What an Attacker Can Actually Do to You

Picture this: A freelance photographer receives what looks like a client's sample image in their inbox. They double-click it. Their photo editing software opens it without any drama — no warning, no crash, maybe a slightly sluggish load time. What they don't see is that the file was carefully crafted by an attacker to trigger a flaw deep inside the image-reading code. In the background, fragments of the computer's active memory — the working space where software temporarily stores everything it's doing — begin leaking outward. That memory could contain anything: session tokens that keep you logged into websites, fragments of documents you had open, passwords cached by a browser, encryption keys, or authentication credentials.

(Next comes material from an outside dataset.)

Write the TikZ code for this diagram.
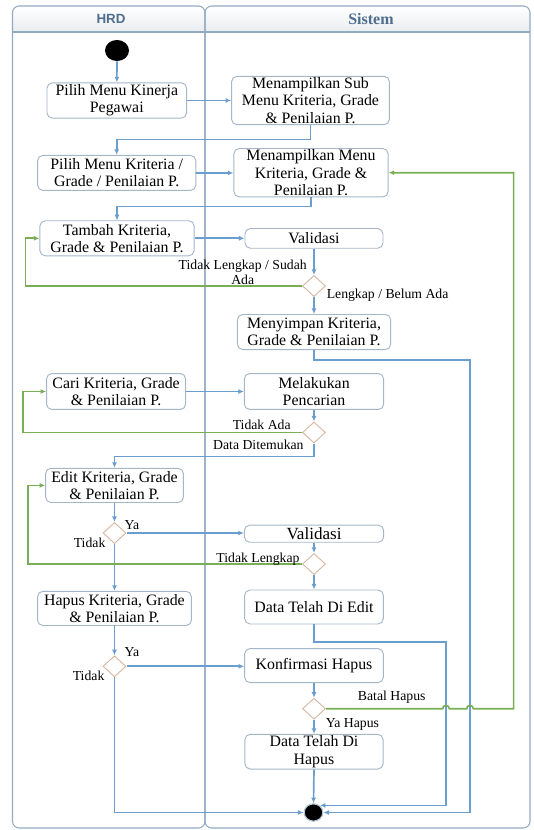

The attack works because the DNG-reading software trusts data embedded in the image file a little too much. When it tries to process certain fields in the file, it writes more data into a reserved memory bucket than that bucket was designed to hold. The overflow spills into adjacent memory regions the program was never supposed to touch — and in doing so, it can either expose what's stored there to the attacker, or cause the entire application to crash. The first outcome is a data leak. The second is a denial of service — your editing software or the server processing your uploads simply dies. For enterprise media pipelines ingesting thousands of images a day, repeated crashes could mean significant operational disruption.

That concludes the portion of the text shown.